Afecta al 10 % de la población mundial, pero detrás de los números hay mucho más: vidas que se reorganizan, planes que se aplazan, cuerpos que se agotan, y familias enteras que aprenden a sostenerse unas a otras.

Porque esta enfermedad no solo exige al paciente, también pone a prueba a los que más amas. Es dura, agotadora, física y emocionalmente, pero también te enseña a valorar cada día como un regalo.
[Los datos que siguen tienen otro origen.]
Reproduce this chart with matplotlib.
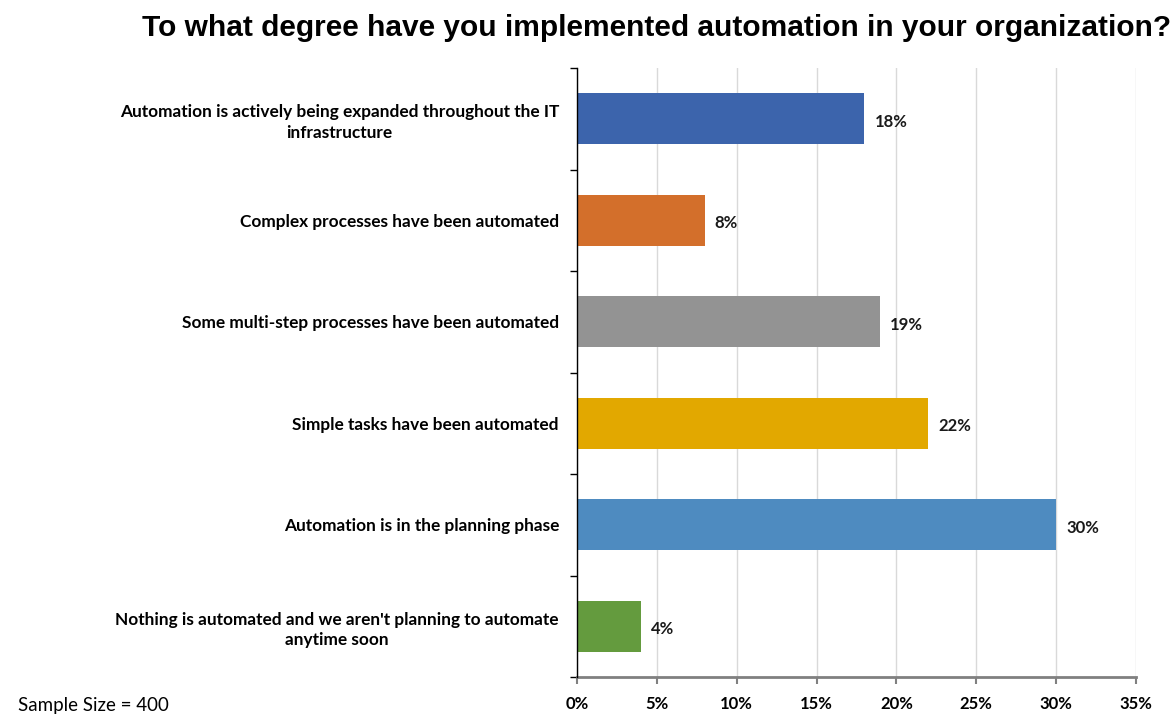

La hemodiálisis te mantiene vivo, pero también te recuerda, semana tras semana, que sin la máquina no estarías aquí. Te salva, pero te desgasta. Te sostiene, pero te enfrenta a tus límites.
Y, sin embargo, en medio de tanta dureza, existe algo que trasciende la ciencia: la donación.
Donar no es un acto médico: es el gesto más humano que existe. La mayor generosidad: dar vida. Es alguien que, sin conocerte, te regala la posibilidad de volver a vivir, volver a abrazar, volver a soñar.
Un trasplante no solo cambia un cuerpo: cambia una historia, una familia, una fe. Pero incluso con ese regalo inmenso, la enfermedad sigue dejando su huella. Y cuando llega la pérdida del trasplante, vuelves a empezar. Otra vez a diálisis y empezar de cero.
Vuelves a luchar. Hasta que un día entiendes que no se trata de pelear contra la cruz, sino de abrazarla. De comprender que Dios no te ha quitado la salud, sino que te ha acompañado en el dolor.
Y entonces todo se transforma: la fe no elimina la dureza, pero la ilumina. El dolor no desaparece, pero te acerca a la trascendencia. Porque la enfermedad puede limitar el cuerpo, pero también ensancha el alma.
No se trata de negar la dureza, sino de vivirla con esperanza. De no arrastrar la cruz, sino abrazarla con amor y fe.